Inner alignment asks the question - “Is the model trying to do what humans want it to do?”, or in other words can we robustly aim our AI optimizers at any objective function at all?
More specifically, Inner Alignment is the problem of ensuring mesa-optimizers (i.e. when a trained ML system is itself an optimizer) are aligned with the objective function of the training process.
As an example, evolution is an optimization force that itself 'designed' optimizers (humans) to achieve its goals. However, humans do not primarily maximize reproductive success, they instead use birth control while still attaining the pleasure that evolution meant as a reward for attempts at reproduction. This is a failure of inner alignment.
The term was first given a definition in the Hubinger et al paper Risk from Learned Optimization:
We refer to this problem of aligning mesa-optimizers with the base objective as the inner alignment problem. This is distinct from the outer alignment problem, which is the traditional problem of ensuring that the base objective captures the intended goal of the programmers.
To solve the inner alignment problem, some sub-problems that we would have to make progress on include things such as deceptive alignment, distribution shifts, and gradient hacking.
Goal misgeneralization is when a model learns a goal during training which corresponds to good results when observed by a human, but during deployment, it turns out that the goal being pursued was not actually what the humans had in mind and that the model has actually learned something incorrect based upon the way that the training was structured. Some researchers use the term goal misgeneralization synonymously with inner misalignment. However, others argue that goal misgeneralization should only be considered one type of possible inner misalignment. For more information see the corresponding tag.
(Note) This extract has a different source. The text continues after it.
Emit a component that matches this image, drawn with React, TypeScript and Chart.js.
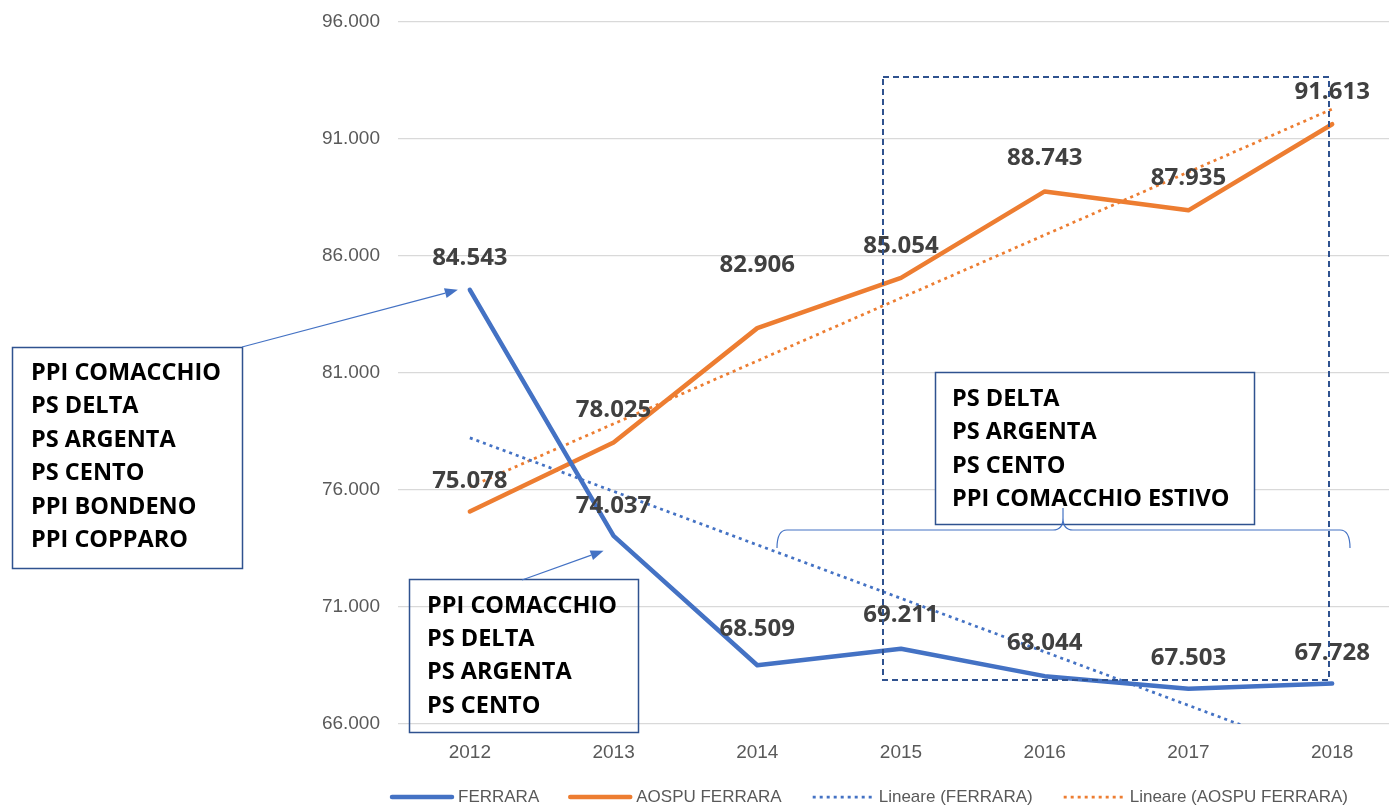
import React, { useEffect, useRef } from 'react';
import { Chart, registerables } from 'chart.js';

Chart.register(...registerables);

// ---- data ----
const years = ['2012', '2013', '2014', '2015', '2016', '2017', '2018'];
const ferrara = [84543, 74037, 68509, 69211, 68044, 67503, 67728];
const aospu = [75078, 78025, 82906, 85054, 88743, 87935, 91613];
// linear trend lines, end values
const ferraraTrend = [78220, null, null, null, null, null, 64510];
const aospuTrend = [76130, null, null, null, null, null, 92260];
const yMin = 66000;
const yMax = 96000;
const yStep = 5000;
const seriesNames = ['FERRARA', 'AOSPU FERRARA', 'Lineare (FERRARA)', 'Lineare (AOSPU FERRARA)'];
const boxLeftLines = ['PPI COMACCHIO', 'PS DELTA', 'PS ARGENTA', 'PS CENTO', 'PPI BONDENO', 'PPI COPPARO'];
const boxMidLines = ['PPI COMACCHIO', 'PS DELTA', 'PS ARGENTA', 'PS CENTO'];
const boxRightLines = ['PS DELTA', 'PS ARGENTA', 'PS CENTO', 'PPI COMACCHIO ESTIVO'];

// label lift above the point (px)
const ferraraLift = [32, 30, 36, 34, 33, 31, 30];
const aospuLift = [30, 32, 63, 32, 33, 32, 32];

const BLUE = '#4472C4';
const ORANGE = '#ED7D31';
const DARKBLUE = '#2F528F';
const AXIS_FONT = '"Liberation Sans", Arial, sans-serif';
const BOLD_FONT = '"Open Sans", "Noto Sans", sans-serif';
const DOT = [3, 4];

const fmt = (v: number) => String(Math.round(v)).replace(/\B(?=(\d{3})+(?!\d))/g, '.');

const dataLabels = {
  id: 'dataLabels',
  afterDatasetsDraw(chart: any) {
    const ctx = chart.ctx;
    ctx.save();
    ctx.font = `700 24px ${BOLD_FONT}`;
    ctx.fillStyle = '#404040';
    ctx.textAlign = 'center';
    ctx.textBaseline = 'middle';
    const sets = [
      { idx: 0, vals: ferrara, lift: ferraraLift },
      { idx: 1, vals: aospu, lift: aospuLift },
    ];
    sets.forEach((s) => {
      const meta = chart.getDatasetMeta(s.idx);
      meta.data.forEach((pt: any, i: number) => {
        ctx.fillText(fmt(s.vals[i]), pt.x, pt.y - s.lift[i]);
      });
    });
    ctx.restore();
  },
};

function arrow(ctx: CanvasRenderingContext2D, x1: number, y1: number, x2: number, y2: number) {
  ctx.beginPath();
  ctx.moveTo(x1, y1);
  const ang = Math.atan2(y2 - y1, x2 - x1);
  const L = 13;
  const bx = x2 - L * Math.cos(ang);
  const by = y2 - L * Math.sin(ang);
  ctx.lineTo(bx, by);
  ctx.stroke();
  ctx.beginPath();
  ctx.moveTo(x2, y2);
  ctx.lineTo(bx + 5 * Math.sin(ang), by - 5 * Math.cos(ang));
  ctx.lineTo(bx - 5 * Math.sin(ang), by + 5 * Math.cos(ang));
  ctx.closePath();
  ctx.fill();
}

function textBox(ctx: CanvasRenderingContext2D, x: number, y: number, w: number, h: number, lines: string[], tx: number, ty: number, step: number, fill: boolean) {
  if (fill) {
    ctx.fillStyle = '#ffffff';
    ctx.fillRect(x, y, w, h);
  }
  ctx.strokeStyle = DARKBLUE;
  ctx.lineWidth = 1.5;
  ctx.setLineDash([]);
  ctx.strokeRect(x, y, w, h);
  ctx.fillStyle = '#000000';
  ctx.font = `700 23.5px ${BOLD_FONT}`;
  ctx.textAlign = 'left';
  ctx.textBaseline = 'middle';
  lines.forEach((l, i) => ctx.fillText(l, tx, ty + i * step));
}

const annotations = {
  id: 'annotations',
  afterDraw(chart: any) {
    const ctx: CanvasRenderingContext2D = chart.ctx;
    const f0 = chart.getDatasetMeta(0).data;
    ctx.save();
    // dashed frame
    ctx.strokeStyle = DARKBLUE;
    ctx.lineWidth = 2;
    ctx.setLineDash([6, 4]);
    ctx.strokeRect(883, 77, 446, 603);
    ctx.setLineDash([]);

    // boxes
    textBox(ctx, 12.5, 347.5, 230, 221, boxLeftLines, 31, 373, 33.5, true);
    textBox(ctx, 409.5, 579.5, 229, 153, boxMidLines, 427, 606, 33.4, false);
    textBox(ctx, 935.5, 372.5, 319, 152, boxRightLines, 952, 399, 33.5, true);

    // arrows
    ctx.strokeStyle = BLUE;
    ctx.fillStyle = BLUE;
    ctx.lineWidth = 1.2;
    arrow(ctx, 242, 347, f0[0].x - 12, f0[0].y);
    arrow(ctx, 522, 580, f0[1].x - 10, f0[1].y + 15);

    // brace
    ctx.beginPath();
    ctx.lineWidth = 1.2;
    ctx.moveTo(777, 548);
    ctx.quadraticCurveTo(777, 530, 787, 530);
    ctx.lineTo(1053, 530);
    ctx.quadraticCurveTo(1063, 530, 1063, 518);
    ctx.lineTo(1063, 508);
    ctx.moveTo(1063, 518);
    ctx.quadraticCurveTo(1063, 530, 1073, 530);
    ctx.lineTo(1340, 530);
    ctx.quadraticCurveTo(1350, 530, 1350, 548);
    ctx.stroke();

    // legend
    const items = [
      { c: BLUE, dash: [] as number[], w: 4.5 },
      { c: ORANGE, dash: [] as number[], w: 4.5 },
      { c: BLUE, dash: DOT, w: 2.75 },
      { c: ORANGE, dash: DOT, w: 2.75 },
    ];
    let x = 392;
    const ly = 797;
    ctx.font = `17px ${AXIS_FONT}`;
    ctx.textBaseline = 'middle';
    ctx.textAlign = 'left';
    items.forEach((it, i) => {
      ctx.beginPath();
      ctx.strokeStyle = it.c;
      ctx.lineWidth = it.w;
      ctx.lineCap = it.dash.length ? 'butt' : 'round';
      ctx.setLineDash(it.dash);
      ctx.moveTo(x, ly);
      ctx.lineTo(x + 60, ly);
      ctx.stroke();
      ctx.setLineDash([]);
      x += 66;
      ctx.fillStyle = '#595959';
      ctx.fillText(seriesNames[i], x, ly);
      x += ctx.measureText(seriesNames[i]).width + 31;
    });
    ctx.restore();
  },
};

export default function App() {
  const ref = useRef<HTMLCanvasElement | null>(null);
  useEffect(() => {
    document.body.style.margin = '0';
    const chart = new Chart(ref.current as HTMLCanvasElement, {
      type: 'line',
      data: {
        labels: years,
        datasets: [
          {
            label: seriesNames[0],
            data: ferrara,
            borderColor: BLUE,
            backgroundColor: BLUE,
            borderWidth: 4.5,
            pointRadius: 0,
            borderJoinStyle: 'round',
            borderCapStyle: 'round',
            tension: 0,
          },
          {
            label: seriesNames[1],
            data: aospu,
            borderColor: ORANGE,
            backgroundColor: ORANGE,
            borderWidth: 4.5,
            pointRadius: 0,
            borderJoinStyle: 'round',
            borderCapStyle: 'round',
            tension: 0,
          },
          {
            label: seriesNames[2],
            data: ferraraTrend,
            borderColor: BLUE,
            borderWidth: 2.75,
            borderDash: DOT,
            pointRadius: 0,
            spanGaps: true,
          },
          {
            label: seriesNames[3],
            data: aospuTrend,
            borderColor: ORANGE,
            borderWidth: 2.75,
            borderDash: DOT,
            pointRadius: 0,
            spanGaps: true,
          },
        ],
      },
      options: {
        responsive: false,
        animation: false,
        layout: { padding: { top: 21.5, right: 6, left: 0, bottom: 0 } },
        plugins: { legend: { display: false }, tooltip: { enabled: false } },
        scales: {
          x: {
            offset: true,
            grid: { display: false, drawTicks: false, offset: true },
            border: { display: false },
            ticks: { color: '#595959', font: { family: AXIS_FONT, size: 19 }, padding: 17 },
            afterFit: (s: any) => {
              s.height = 82;
            },
          },
          y: {
            min: yMin,
            max: yMax,
            ticks: {
              stepSize: yStep,
              color: '#595959',
              font: { family: AXIS_FONT, size: 19 },
              padding: 0,
              callback: (v: any) => fmt(Number(v)),
            },
            grid: { color: '#D9D9D9', lineWidth: 1.3, drawTicks: true, tickLength: 18, tickColor: 'rgba(0,0,0,0)' },
            border: { display: false },
            afterFit: (s: any) => {
              s.width = 398;
            },
          },
        },
      },
      plugins: [dataLabels, annotations],
    } as any);
    return () => chart.destroy();
  }, []);
  return (
    <div style={{ position: 'fixed', left: 0, top: 0, width: 1389, height: 806, overflow: 'hidden', background: '#fff' }}>
      <canvas ref={ref} width={1410} height={806} style={{ display: 'block' }} />
    </div>
  );
}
Inner alignment is often talked about as being separate from outer alignment. As mentioned the former deals with working on guaranteeing that we are robustly aiming at something, and the latter deals with the problem of what exactly are we aiming at. In other words, outer alignment is the problem of specifying what humans want the AI to do well enough in the first place. Outer alignment problems have their own set of problems that need to be tackled. For more information see the corresponding tag.
It should be kept in mind that you can have both inner and outer alignment failures together. It is not a dichotomy and often even experienced alignment researchers are unable to tell them apart. This indicates that the classifications of failures according to these terms are fuzzy. Ideally, we don't think of a binary dichotomy of inner and outer alignment that can be tackled individually but of a more holistic alignment picture that includes the interplay between both inner and outer alignment approaches.